It is a world Heritage Site. Well worth the trip. The earliest rock drawings date back 10,000 years ago. More drawings were made during the Stone Age, some 8000 to 5000 BC. The light was fading and the earthy colours were not easy to see but there was real sense of excitement as we spotted herds of deer and bison, but also elephants and tigers.Finding the figures, some almost like stick people, others fleshed out. They used ochre, the pigment from the earth, and a green pigment maybe from plants, to denote their lives, their hunting parties and all that mattered to them so long ago.

Sunday, 4 October 2009

Pachmarhi A hill resort in Central Province

One of the bathing pools

At a stunning view point

One of the flowers in Golf View

Yes, it took a while to get there with the combine harvesters all out on a field day or should I say road day but we reached this hilltop resort found by Captain James Forsyth and his Bengali Lancers in the 1850 s. It became the summer camp of all the central provinces complete with colonial housing, churches, graveyards sanatoriums and polo pitches.
We stayed at Golf View which was a pretty colonial style hotel set in some lovely gardens.

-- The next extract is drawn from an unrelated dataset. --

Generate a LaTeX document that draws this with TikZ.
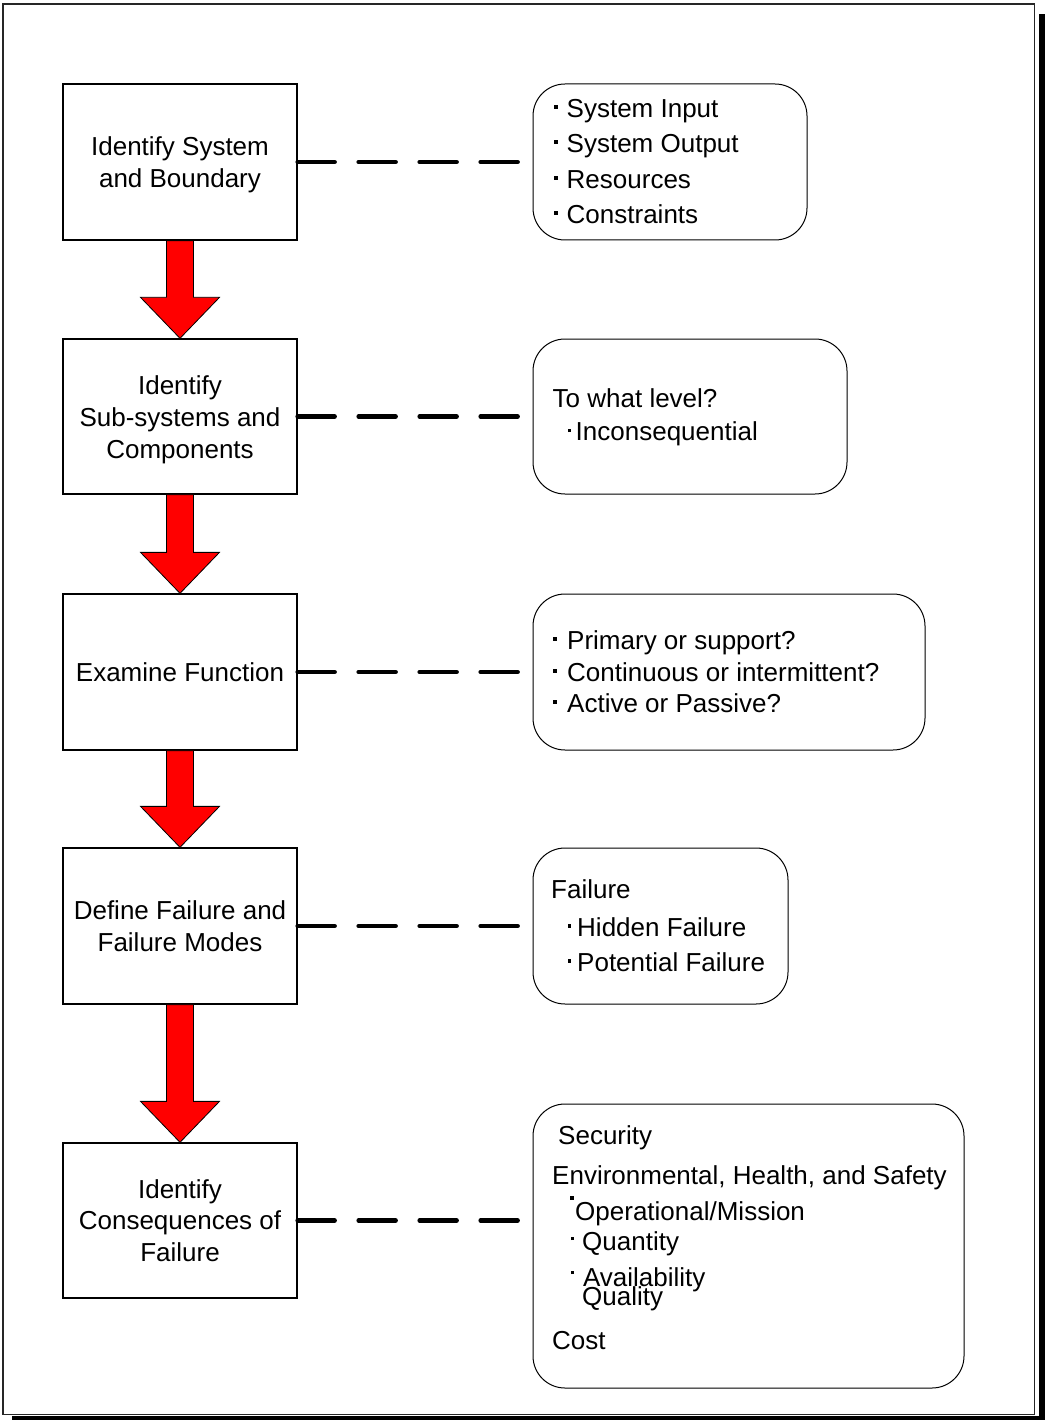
\documentclass[tikz,border=0pt]{standalone}
\usepackage{fontspec}
\setmainfont{Liberation Sans}
\usetikzlibrary{calc}
% bullet: width of the box, raise of the dot
\newcommand\bu[2]{\makebox[#1pt][l]{\rule[#2pt]{3.5pt}{3.5pt}}}
\newcommand\topstrut{\rule{0pt}{25pt}}
\begin{document}
\begin{tikzpicture}[x=1pt,y=-1pt,
  stepbox/.style={draw=black,line width=1.3pt,fill=white,minimum width=234pt,minimum height=156pt,align=center,inner sep=0pt,font=\fontsize{26}{31.7}\selectfont},
  notebox/.style={draw=black,line width=1pt,rounded corners=32pt,fill=white,inner sep=0pt},
  txt/.style={anchor=base west,inner sep=0pt,font=\fontsize{26}{31.7}\selectfont},
  link/.style={line width=4.5pt,line cap=round,dash pattern=on 37pt off 24pt},
  flow/.style={fill=red,draw=black,line width=0.8pt,line join=miter}
]
\useasboundingbox (0,0) rectangle (1045,1420);
% frame and shadow
\fill[black] (1038.5,14) rectangle (1045,1420);
\fill[black] (12,1416) rectangle (1045,1420);
\draw[line width=1.3pt,draw=black!85] (3,4) rectangle (1034.5,1414.5);

% step boxes
\node[stepbox] (s1) at (180,162) {\topstrut Identify System\\and Boundary};
\node[stepbox,minimum height=155pt] (s2) at (180,416.5) {\topstrut Identify\\Sub-systems and\\Components};
\node[stepbox] (s3) at (180,672) {Examine Function};
\node[stepbox] (s4) at (180,926) {Define Failure and\\Failure Modes};
\node[stepbox,minimum height=155pt] (s5) at (180,1220.5) {Identify\\Consequences of\\Failure};

% note boxes
\node[notebox,minimum width=274pt,minimum height=156pt] (n1) at (670,162) {};
\node[notebox,minimum width=314pt,minimum height=155pt] (n2) at (690,416.5) {};
\node[notebox,minimum width=392pt,minimum height=156pt] (n3) at (729,672) {};
\node[notebox,minimum width=255pt,minimum height=156pt] (n4) at (660.5,926) {};
\node[notebox,minimum width=431pt,minimum height=284pt] (n5) at (748.5,1246) {};

% dashed links
\draw[link] (s1.east) -- (n1.west);
\draw[link] (s2.east) -- (n2.west);
\draw[link] (s3.east) -- (n3.west);
\draw[link] (s4.east) -- (n4.west);
\draw[link] (s5.east) -- (s5.east -| n5.west);

% red block arrows
\foreach \a/\b in {s1/s2,s2/s3,s3/s4,s4/s5}{
  \filldraw[flow] ($(\a.south)+(-13.5,0)$) -- ($(\b.north)+(-13.5,-41)$)
    -- ($(\b.north)+(-39.5,-41)$) -- (\b.north) -- ($(\b.north)+(39.5,-41)$)
    -- ($(\b.north)+(13.5,-41)$) -- ($(\a.south)+(13.5,0)$) -- cycle;
}

% texts of box 1
\node[txt] (t11) at (554,118) {\bu{12.5}{9}System Input};
\node[txt] (t12) at (554,153) {\bu{12.5}{9}System Output};
\node[txt] (t13) at (554,189) {\bu{12.5}{9}Resources};
\node[txt] (t14) at (554,224) {\bu{12.5}{9}Constraints};
% box 2
\node[txt] (t21) at (552.5,407) {To what level?};
\node[txt] (t22) at (567.5,440) {\bu{8}{8}Inconsequential};
% box 3
\node[txt] (t31) at (553,649) {\bu{14}{8.5}Primary or support?};
\node[txt] (t32) at (553,681) {\bu{14}{8.5}Continuous or intermittent?};
\node[txt] (t33) at (553,712) {\bu{14}{8.5}Active or Passive?};
% box 4
\node[txt] (t41) at (551,898) {Failure};
\node[txt] (t42) at (567.5,936) {\bu{9.5}{8.5}Hidden Failure};
\node[txt] (t43) at (567.5,971) {\bu{9.5}{8.5}Potential Failure};
% box 5
\node[txt] (t51) at (558,1144) {Security};
\node[txt] (t52) at (552,1184) {Environmental, Health, and Safety};
\node[txt] (t53) at (570,1220) {\bu{5}{20.5}Operational/Mission};
\node[txt] (t54) at (570.5,1250) {\bu{11.5}{10}Quantity};
\node[txt] (t55) at (570.5,1286.5) {\bu{12.3}{12.4}Availability};
\node[txt] (t56) at (582,1305) {Quality};
\node[txt] (t57) at (552,1349) {Cost};
\end{tikzpicture}
\end{document}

There are lots of viewing points, caves, treks and other activities but a lot of the signs are in Hindi and less English is spoken here. We were the only westerners and the local tourists, sensibly perhaps, hire local guides in little jeeps who whizz them around the places of interest. Having spent several hours in a car on a horribly congested road we were keen to walk so we set off …
We got caught in a tropical downpour and saw the rain lashing down from under a leafy tree. A and I got a lift back with some very nice Indian tourists from Mumbai who took us to some caves which were quite spectacular. C walked back in the wet.
Dinner was different. The rain had brought over the power lines, so the generators were on for a while and then it was candlelight. We were brought breadsticks to eat and I said they had cumin in them but in fact it was an intense smell of mothballs which were everywhere- in the big Jacuzzi style bathtub in our bathroom, in the shower, in the cupboards and in any drain. So a romantic dinner and early to bed seemed fine.
Waking up the next morning I was looking forward to my shower but alas no hot water as the lines were still down and anything powered by electricity on the first floor, read toilet flush, water supply, a/c and fans simply did not work. The flashy Jacuzzi and the multi jet shower compartment were like a lot of things here, installed without much thought as to their usage and practicality.
However my day only got better because dirty and dusty I could enjoy scrambling down the path several kilometers to a spectacular view point Rajat Prapat,and see the falls and then watching the men bathing in pools further up called Apsara Vihar. Not done for women to undress publicly.
Then having enjoyed some of the landmarks of the resort we headed down to the plain and as it was Dushehra the whole road was taken up with gods and goddeses heading for water where they would be immersed until the next year. Truckloads of youths, processions with drums and even paint throwing parties greeted us along the way back to Bhopal.
The best came last – more of that in my next blog

Saturday, 3 October 2009

The day of the Combine Harvester

How can I put it – there must be something more behind an invasion of combine harvesters but regrettably I did not discover what it was. On the road to a lovely hill resort called Pachmarhi in Madya Pradesh the road was completely taken over with these enormous bright green, orange and red combine harvesters. There was always a considerable contingent of young men sitting atop them and they always had one motorcycle strapped to their front.
Off on a collective combine harvester puja? Enjoying a day out on the roads rather than the fields? Who knows! It made driving in between them a bit like a bit like an ant trying to overtake an elephant but we got there in the end. More on the Hill resort next.

Thursday, 1 October 2009

Madhya Pradesh

We took the opportunity of being in this state to explore further than the capital and it was a wonderful experience.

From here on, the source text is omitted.